Oh, it’s okay because they’re a small minority! A small minority whose combined wealth is worth at least eight billion dollars. And note the assumption – made by a fucking academic at the University of Auckland – that everyone would pay less tax if they could, and thus it can’t be a bad thing.
Or how about Andrew Ryan – yes, it’s almost too perfect, isn’t it? – who thinks that actually rich people – people who have the resources to arrange their wealth into nearly two hundred separate legal entities – are totally paying their fair share of tax:
“These high-net-wealth individuals will most probably be paying more GST than most individuals. In order to get a true reflection of the tax paid by the wealthiest individuals, it is necessary to include the tax paid by their companies and trusts.
“Not paying personal tax on income at the top tax rate does not mean that an individual is not paying a fair share of tax, once tax paid by their associates is factored in.”
Gee. Wouldn’t it be nice if you or I could be arm-twisted into “paying more GST” because we’ve hidden our incomes and have lots of lolly to spend on super-yachts and designer clothing? What a terrible burden rich people bear.
It’s simple logic: if there were no financial benefit to fiddling with their income, rich people would’t have lawyers from Minter Ellison Rudd Watts on standby to fiddle with their income for them. Of course they’re not “paying their fair share”.

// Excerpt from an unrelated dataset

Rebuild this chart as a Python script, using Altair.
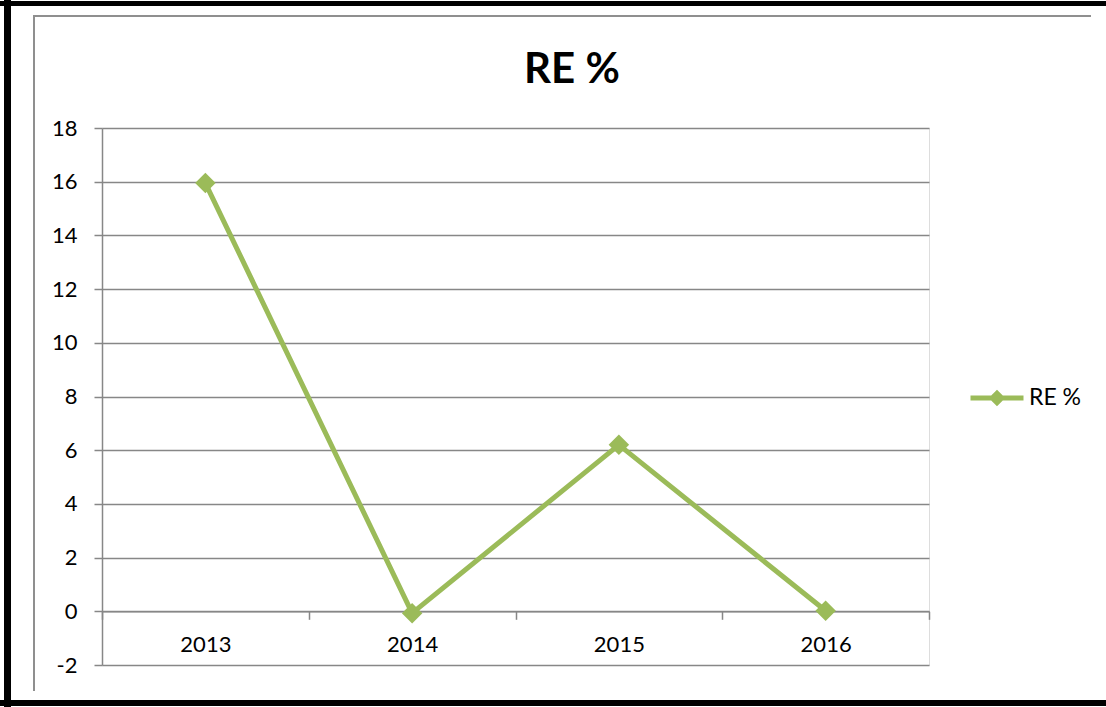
import altair as alt
import pandas as pd

# ---- data ----
years = ["2013", "2014", "2015", "2016"]
re_pct = [15.95, -0.07, 6.2, 0.02]
series = ["RE %", "RE %", "RE %", "RE %"]
y_ticks = [-2, 0, 2, 4, 6, 8, 10, 12, 14, 16, 18]
title_text = ["RE %"]

df = pd.DataFrame({"Year": years, "RE": re_pct, "Series": series})
one = pd.DataFrame({"k": [0]})
title_df = pd.DataFrame({"t": title_text})

GREEN = "#9BBB59"
GRAY = "#878787"
FONT = "Lato"

W, H = 827, 537
PAD_L, PAD_T = 102, 128
PAD_R = 1106 - PAD_L - W
PAD_B = 707 - PAD_T - H

x_enc = alt.X(
    "Year:N", sort=years, bandPosition=0.5,
    scale=alt.Scale(type="band", paddingInner=0, paddingOuter=0),
    axis=alt.Axis(title=None, offset=-53.7, tickBand="extent", tickSize=8,
                  labelAngle=0, labelFontSize=22, labelFont=FONT, labelColor="black",
                  labelPadding=15, domainColor=GRAY, tickColor=GRAY,
                  domainWidth=1.5, tickWidth=1.5, grid=False),
)
y_enc = alt.Y(
    "RE:Q",
    scale=alt.Scale(domain=[-2, 18], nice=False, zero=False),
    axis=alt.Axis(title=None, values=y_ticks, tickSize=8, labelFontSize=22,
                  labelFont=FONT, labelColor="black", labelPadding=17,
                  domainColor=GRAY, tickColor=GRAY, gridColor=GRAY,
                  domainWidth=1.5, tickWidth=1.5, gridWidth=1.5,
                  labelExpr="datum.value + ''"),
)

legend_path = ("M-1,0L1,0"
               "M0,-0.18L0.18,0L0,0.18L-0.18,0Z"
               "M0,-0.09L0.09,0L0,0.09L-0.09,0Z")

line = alt.Chart(df).mark_line(strokeWidth=5, strokeCap="round", strokeJoin="round").encode(
    x=x_enc, y=y_enc,
    color=alt.Color("Series:N", scale=alt.Scale(range=[GREEN]),
                    legend=alt.Legend(title=None, orient="none", legendX=866, legendY=241,
                                      symbolType=legend_path, symbolSize=2809,
                                      symbolStrokeWidth=5, symbolStrokeColor=GREEN,
                                      labelFontSize=23, labelFont=FONT,
                                      labelColor="black", labelOffset=3)),
)
points = alt.Chart(df).mark_point(shape="diamond", filled=True, size=420,
                                  color=GREEN, opacity=1).encode(x=x_enc, y=y_enc)

title = alt.Chart(title_df).mark_text(
    font=FONT, fontSize=42, fontWeight="bold", color="black",
    align="center", baseline="alphabetic",
).encode(text="t:N", x=alt.value(572 - PAD_L), y=alt.value(83 - PAD_T))

# ---- decorative frame (black outer, gray inner) ----
def rect(x, x2, y, y2, color):
    return alt.Chart(one).mark_rect(color=color).encode(
        x=alt.value(x), x2=alt.value(x2), y=alt.value(y), y2=alt.value(y2))

frame = [
    rect(-PAD_L, 1106 - PAD_L, -PAD_T + 1, -PAD_T + 6, "black"),
    rect(-PAD_L + 4, -PAD_L + 11, -PAD_T, 707 - PAD_T, "black"),
    rect(-PAD_L, 1106 - PAD_L, 700 - PAD_T, 706 - PAD_T, "black"),
    rect(34 - PAD_L, 1091 - PAD_L, 15 - PAD_T, 17 - PAD_T, "#8f8f8f"),
    rect(33 - PAD_L, 35 - PAD_L, 15 - PAD_T, 691 - PAD_T, "#8f8f8f"),
]

chart = alt.layer(line, points, title, *frame).properties(
    width=W, height=H,
    padding={"left": PAD_L, "top": PAD_T, "right": PAD_R, "bottom": PAD_B},
    autosize=alt.AutoSizeParams(type="none"),
).configure_view(stroke=None).configure(background="white")

chart.save("out.html", embed_options={"renderer": "svg", "actions": False})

Let’s be fucking blunt here, shall we? We have an income tax to tax income. If you’re deliberately obfuscating your income in complex financial and legal arrangements so you pay less of that tax than a person on standard PAYE? You’re fucking scum. You’re a cheating, lying, dishonest, unethical shitheel. Sure, the law may draw fancy lines between “avoidance” and “evasion” and our political masters may continue to prop up a really complex tax system to help you on your way, but at the end of the day, you are profiting off New Zealand and refusing to pay your fair share.
(32 of you fucks aren’t even filing tax returns!)
You’re a dick. And please, please fuck off to somewhere where it’s “easier to do business”. You ain’t going to be missed.
And this brings me back to That Roofpainting Anecdote. Because sure, if you, as a party/leader of the left, want to try to adopt the inherently-individualistic Personal Responsibility message, go right ahead. But can’t you at least be consistent? Yeah, side with Random Guy Who Totally Exists about his evil bludging beneficiary neighbour. But then maybe you could also say something like,
Last year before the election, I was chatting to a guy in my electorate who had just got home from work. In the middle of the conversation, he stopped and pointed across the road to his neighbour.
He said: “see that guy over there, he’s a multi-millionaire, yet he pays less tax than I do. That’s not bloody fair. Do you guys support him?”
From what he told me, he was right, it wasn’t bloody fair, and I said so. I have little tolerance for people who don’t give back to the society which has provided them and their business huge amounts of support like tax breaks, investment incentives, infrastructure, and basic law and order and social welfare which may not go directly in their pockets, but is integral to being able to operate a business secure in the knowledge mobs of disaffected starving peasants aren’t burning your Auckland head office down.
Unwarranted Budget-related cattiness incoming
Well, at least Diane Vivian got well rewarded for letting Paula Bennett use her as a puppet to shit on beneficiary parents.